The Chairman on their own has no power to make decisions without the Resolution of the Council.

The Chairman cannot decide which items should appear on the agenda for meetings. The Clerk is responsible for the agenda, apart from Extraordinary Meetings. Normal practice would be for the Clerk to consult with the Chairman when drawing up the agenda to ensure that appropriate and necessary items are added.

The Chairman should not involve themself in the day to day administration of the Council, but can be a point of reference for officers if agreed by Council.

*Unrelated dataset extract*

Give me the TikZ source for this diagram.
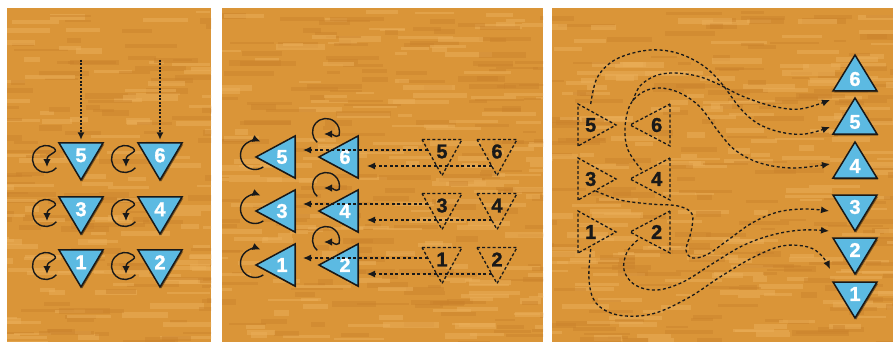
\documentclass[tikz,border=0pt]{standalone}
\usepackage{fontspec}
\setmainfont{Liberation Sans}
\newfontfamily\numfont{Liberation Sans Bold}[FakeBold=1.2]
\usetikzlibrary{arrows.meta,calc,shadows}
\definecolor{wood}{RGB}{218,149,56}
\definecolor{woodL}{RGB}{234,174,88}
\definecolor{woodD}{RGB}{202,130,44}
\definecolor{tblue}{RGB}{92,186,226}
\definecolor{ink}{RGB}{25,25,25}
\tikzset{
 btri/.style={fill=tblue, draw=ink, line width=1.5pt, line join=miter,
   drop shadow={shadow xshift=1.2pt, shadow yshift=-1.5pt, opacity=0.45, fill=black}},
 dtri/.style={draw=ink, line width=1.3pt, dash pattern=on 3pt off 2.2pt},
 wnum/.style={text=white, font=\numfont\fontsize{20}{20}\selectfont, inner sep=0pt},
 knum/.style={text=ink, font=\numfont\fontsize{20}{20}\selectfont, inner sep=0pt},
 darr/.style={draw=ink, line width=1.3pt, dash pattern=on 3pt off 2.5pt, -{Latex[length=8pt,width=7pt]}},
 dotarr/.style={draw=ink, line width=1.4pt, dash pattern=on 2pt off 1.5pt, -{Latex[length=7.5pt,width=7pt]}},
 larr/.style={draw=ink, line width=1.4pt, -{Latex[length=8pt,width=7.5pt]}},
 pics/loopA/.style={code={\draw[larr] (40:13.5) arc[start angle=40,end angle=305,radius=13.5] .. controls (14,-6) and (1,-6) .. (1,8);}},
 pics/loopB/.style={code={\draw[larr] (55:14.5) arc[start angle=55,end angle=292,radius=14.5];}},
 pics/loopC/.style={code={\draw[larr] (130:13.5) arc[start angle=130,end angle=375,radius=13.5] .. controls (9,6) and (7,2) .. (-2,2);}},
}
\newcommand\woodpanel[3]{%
 \fill[wood] (#1,8) rectangle (#2,342);
 \begin{scope}
 \clip (#1,8) rectangle (#2,342);
 \foreach \k in {1,...,#3}{
  \pgfmathsetmacro\xa{#1-30+rnd*(#2-#1+30)}
  \pgfmathsetmacro\ya{8+rnd*334}
  \pgfmathsetmacro\ww{12+rnd*45}
  \pgfmathsetmacro\hh{2+rnd*4}
  \ifodd\k \fill[woodL,opacity=0.55] (\xa,\ya) rectangle ++(\ww,\hh);
  \else \fill[woodD,opacity=0.45] (\xa,\ya) rectangle ++(\ww,\hh); \fi
 }
 \end{scope}}
\newcommand\Tri[8]{%
 \begin{scope}[shift={(#2)},rotate=#3]
 \path[#1] ({-#4/2},{-#5/3}) -- ({#4/2},{-#5/3}) -- (0,{2*#5/3}) -- cycle;
 \end{scope}
 \node[#6] (#7) at (#2) {#8};}
\begin{document}
\begin{tikzpicture}[x=1pt,y=-1pt]
\useasboundingbox (0,0) rectangle (893,342);
\fill[white] (0,0) rectangle (893,342);
\pgfmathsetseed{12}
\woodpanel{7}{211}{220}
\woodpanel{222}{543}{340}
\woodpanel{552}{893}{360}

% ---------- panel 1 ----------
\coordinate (s5) at (81,60);
\coordinate (s6) at (160,60);
\foreach \c in {(46,159),(125,159),(46,213),(125,213),(46,266),(125,266)} {\pic at \c {loopA};}
\Tri{btri}{81,155.3}{0}{44}{37}{wnum}{a5}{5}
\Tri{btri}{160,155.3}{0}{44}{37}{wnum}{a6}{6}
\Tri{btri}{81,209.3}{0}{44}{37}{wnum}{a3}{3}
\Tri{btri}{160,209.3}{0}{44}{37}{wnum}{a4}{4}
\Tri{btri}{81,262.3}{0}{44}{37}{wnum}{a1}{1}
\Tri{btri}{160,262.3}{0}{44}{37}{wnum}{a2}{2}
\draw[dotarr] (s5) -- ($(a5)+(0,-15.5)$);
\draw[dotarr] (s6) -- ($(a6)+(0,-15.5)$);

% ---------- panel 2 ----------
\foreach \c in {(255,155),(255,209),(255,263)} {\pic at \c {loopB};}
\foreach \c in {(326,132),(326,186),(326,240)} {\pic at \c {loopC};}
\Tri{btri}{282,157}{-90}{42}{39}{wnum}{b5}{5}
\Tri{btri}{345,157}{-90}{42}{39}{wnum}{b6}{6}
\Tri{btri}{282,211}{-90}{42}{39}{wnum}{b3}{3}
\Tri{btri}{345,211}{-90}{42}{39}{wnum}{b4}{4}
\Tri{btri}{282,265}{-90}{42}{39}{wnum}{b1}{1}
\Tri{btri}{345,265}{-90}{42}{39}{wnum}{b2}{2}
\Tri{dtri}{442,151.5}{0}{40}{36}{knum}{d5}{5}
\Tri{dtri}{497,151.5}{0}{40}{36}{knum}{d6}{6}
\Tri{dtri}{442,205.5}{0}{40}{36}{knum}{d3}{3}
\Tri{dtri}{497,205.5}{0}{40}{36}{knum}{d4}{4}
\Tri{dtri}{442,259.5}{0}{40}{36}{knum}{d1}{1}
\Tri{dtri}{497,259.5}{0}{40}{36}{knum}{d2}{2}
\foreach \l/\r/\p/\q in {d5/d6/b5/b6, d3/d4/b3/b4, d1/d2/b1/b2}{
  \draw[darr] ($(\l)+(-14.2,-1.5)$) -- ($(\p)+(21,-7)$);
  \draw[darr] ($(\r)+(-5.3,14.5)$) -- ($(\q)+(22,9)$);
}

% ---------- panel 3 ----------
\Tri{dtri}{590.7,125}{90}{42}{38}{knum}{e5}{5}
\Tri{dtri}{656.7,125}{-90}{42}{40}{knum}{e6}{6}
\Tri{dtri}{590.7,179}{90}{42}{38}{knum}{e3}{3}
\Tri{dtri}{656.7,179}{-90}{42}{40}{knum}{e4}{4}
\Tri{dtri}{590.7,232}{90}{42}{38}{knum}{e1}{1}
\Tri{dtri}{656.7,232}{-90}{42}{40}{knum}{e2}{2}
\Tri{btri}{855,79}{180}{44}{36}{wnum}{t6}{6}
\Tri{btri}{855,122}{180}{44}{36}{wnum}{t5}{5}
\Tri{btri}{855,166}{180}{44}{36}{wnum}{t4}{4}
\Tri{btri}{855,207}{0}{44}{36}{wnum}{t3}{3}
\Tri{btri}{855,250}{0}{44}{36}{wnum}{t2}{2}
\Tri{btri}{855,294}{0}{44}{36}{wnum}{t1}{1}
\coordinate (c5s) at ($(e5)+(0,-21)$);
\coordinate (c6s) at ($(e6)+(-24,-24)$);
\coordinate (c4s) at ($(e4)+(-15,-9)$);
\coordinate (c3s) at ($(e3)+(5,12)$);
\coordinate (c2s) at ($(e2)+(-19,8)$);
\coordinate (c1s) at ($(e1)+(0,17)$);
\coordinate (c6e) at ($(t6)+(-25,21)$);
\coordinate (c5e) at ($(t5)+(-25,5)$);
\coordinate (c4e) at ($(t4)+(-25,-2)$);
\coordinate (c3e) at ($(t3)+(-26,4)$);
\coordinate (c2e) at ($(t2)+(-26,-19)$);
\coordinate (c1e) at ($(t1)+(-25,-25)$);
\draw[darr] plot[smooth,tension=0.6] coordinates {(c5s) (597,78) (613,61) (637,52) (660,50) (683,55) (705,67) (722,84) (740,108) (757,123) (780,132) (805,134) (c5e)};
\draw[darr] plot[smooth,tension=0.6] coordinates {(c6s) (640,86) (655,76) (673,73) (697,76) (718,84) (742,96) (772,106) (800,109) (c6e)};
\draw[darr] plot[smooth,tension=0.6] coordinates {(c4s) (628,150) (625,128) (630,105) (643,92) (660,88) (680,93) (700,107) (718,131) (735,150) (760,163) (793,168) (c4e)};
\draw[darr] plot[smooth,tension=0.6] coordinates {(c3s) (620,200) (650,204) (678,206) (692,214) (691,232) (686,250) (693,258) (708,254) (728,240) (752,223) (778,212) (805,209) (c3e)};
\draw[darr] plot[smooth,tension=0.6] coordinates {(c2s) (627,252) (624,270) (635,285) (657,290) (683,282) (712,264) (742,246) (772,235) (802,230) (c2e)};
\draw[darr] plot[smooth,tension=0.6] coordinates {(c1s) (589,280) (596,303) (618,315) (652,314) (688,298) (720,277) (752,258) (782,246) (808,247) (822,256) (c1e)};
\end{tikzpicture}
\end{document}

No –one is entitled to interrupt or obstruct the proceedings of the Council or its committees. The Chairman should never argue or allow argument with an interrupter. If the public becomes disorderly it may eventually be necessary to close the meeting or to adjourn to a more private place. It is, however illegal to decide to exclude the public from any future meeting. The press is in a privileged position inasmuch as its representatives must so far as possible be given facilities for taking their reports.


To be held at any time between March and May each year to report to the parish electorate on the activities and performance of the Council over the previous year. The current accounts of the Parish must be available at this meeting. The chairman or vice chair should if present preside at this meeting.

Only persons recorded on the electoral register for the Parish are allowed to vote at this meeting. The Parish Council pays for the meeting. If a poll is called for then it must be paid for by the Parish Council.


The retiring chairman or, in his or her absence, the vice chair must preside at the meeting for the first item on the agenda (after apologies and checking previous minutes) ‘ To Elect Chairman’. If it is a meeting after an election then the retiring chair or vice chair presides, even if they are no longer Councillors. If both are absent then the Council may appoint another councillor to preside. It is illegal for a clerk to take the chair at a meeting.


If the presiding chair is no longer to be a member of the Council then they only have a casting vote. If they are still going to be a member then they have a vote and a casting vote (they can vote for themself if they want) The chairman of the Council should give a report to the annual parish meeting on the activity of the Council (in this meeting, if they are not an elector in the parish, they only have a casting vote). Once voted in, the new chair signs their declaration of acceptance as the officer of Chairman and takes over the meeting immediately.